Se Fastlife di Guè pequeno era riassumibile metaforicamente come cinema di strada, Taxi Driver di Rkomi è la pellicola della sua vita, il punto d’arrivo e allo stesso tempo il punto d’inizio della sua nuova carriera, riflesso di un’evoluzione che ha coinvolto in lungo e in largo Mirko come persona prima che Rkomi come artista. La maturità acquisita negli anni sfocia in un’apparente leggerezza musicale contrapposta ad una profondità d’animo e di coscienza, capace di fargli accantonare il fascino della Zona 4 di Milano, scenario e contesto narrato da Rkomi, per lasciar spazio alla curiosità e alle infinite possibilità di scelte che la vita gli ha offerto.

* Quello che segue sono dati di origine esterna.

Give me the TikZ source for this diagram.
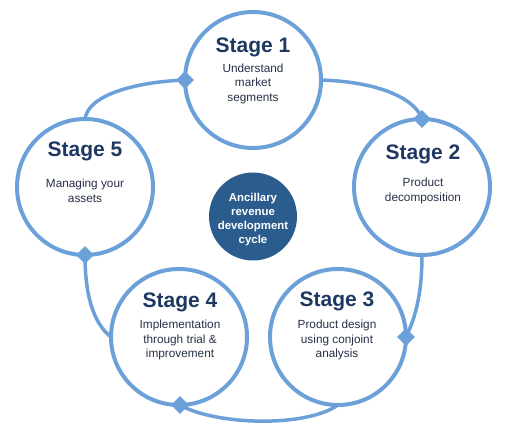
\documentclass[tikz,border=0pt]{standalone}
\usepackage{fontspec}
\setmainfont{Liberation Sans}
\usetikzlibrary{shapes.geometric}
\definecolor{lineblue}{RGB}{108,160,216}
\definecolor{hubblue}{RGB}{42,92,142}
\definecolor{titleblue}{RGB}{30,56,98}
\definecolor{bodytext}{RGB}{38,48,72}
\tikzset{
  stagecircle/.style={circle,draw=lineblue,line width=4pt,fill=white,minimum size=136pt,inner sep=0pt,outer sep=0pt},
  hub/.style={circle,fill=hubblue,minimum size=88pt,inner sep=0pt},
  hubtext/.style={align=center,text=white,inner sep=0pt,font=\fontsize{11.4}{14.1}\selectfont\bfseries},
  title/.style={text=titleblue,font=\fontsize{21}{24}\selectfont\bfseries,inner sep=0pt,anchor=base},
  body/.style={text=bodytext,font=\fontsize{11.8}{14.5}\selectfont,align=center,inner sep=0pt},
  link/.style={draw=lineblue,line width=3.5pt},
  knot/.style={diamond,fill=lineblue,minimum size=18pt,inner sep=0pt}
}
\begin{document}
\begin{tikzpicture}[x=1pt,y=-1pt]
\useasboundingbox (0,0) rectangle (508,443);
% connectors first
\coordinate (p1) at (85,119);
\coordinate (p2) at (185,80);
\coordinate (p3) at (321,80);
\coordinate (p4) at (422,119);
\coordinate (p5) at (422,255);
\coordinate (p6) at (406,337);
\coordinate (p7) at (338,405);
\coordinate (p8) at (180,405);
\coordinate (p9) at (111,337);
\coordinate (p10) at (85,255);
\draw[link] (p1) .. controls (88,95) and (135,82) .. (p2);
\draw[link] (p3) .. controls (382,82) and (416,100) .. (p4);
\draw[link] (p5) .. controls (422,300) and (413,322) .. (p6);
\draw[link] (p7) .. controls (305,428) and (215,425) .. (p8);
\draw[link] (p9) .. controls (92,322) and (85,292) .. (p10);
% stage circles
\node[stagecircle] (s1) at (253,80) {};
\node[stagecircle] (s2) at (422,187) {};
\node[stagecircle] (s3) at (338,337) {};
\node[stagecircle] (s4) at (179,337) {};
\node[stagecircle] (s5) at (85,187) {};
% diamonds
\node[knot] (k1) at (p2) {};
\node[knot] (k2) at (p4) {};
\node[knot] (k3) at (p6) {};
\node[knot] (k4) at (p8) {};
\node[knot] (k5) at (p10) {};
% hub
\node[hub] (hub) at (253,216.5) {};
\node[hubtext] (ht) at (253,219.5) {Ancillary\\revenue\\development\\cycle};
% texts
\node[title] (t1) at (253,52.5) {Stage 1};
\node[body] (b1) at (253,83.5) {Understand\\market\\segments};
\node[title] (t2) at (423,160) {Stage 2};
\node[body] (b2) at (423,191) {Product\\decomposition};
\node[title] (t3) at (337,306) {Stage 3};
\node[body] (b3) at (337,340) {Product design\\using conjoint\\analysis};
\node[title] (t4) at (180,307) {Stage 4};
\node[body] (b4) at (180,340) {Implementation\\through trial \&\\improvement};
\node[title] (t5) at (85,157) {Stage 5};
\node[body] (b5) at (85,191) {Managing your\\assets};
\end{tikzpicture}
\end{document}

Anni fa l’artista di Calvairate scriveva “aspetto Milano si affacci al mio passaggio, intanto parliamone”. Il percorso tormentato di Rkomi ci ha dato ampi spunti di riflessione e diversi temi di cui parlare: “Io in Terra” è stata la massima espressione di questo tormento, nel quale Rkomi si è dilettato nel rappare per la maggior parte del disco ma lasciando intuire la predilezione nella sperimentazione; “Dove gli occhi non arrivano” rappresenta lo spartiacque che consente a Rkomi di iniziare una nuova carriera, prendendo le distanze dal Rap ma non lasciando bene intendere dove volesse andare a parare; “Taxi Driver” è l’evoluzione finale di questo processo, un progetto maturo, chiaro e privo di incomprensioni, un progetto che ci fornisce la massima espressione della sua figura artistica che, volenti o nolenti, dobbiamo saper accettare, anche perché Mirko sembra non essere mai stato così sicuro dei propri mezzi, proprio adesso che Milano si affaccia in massa al suo passaggio.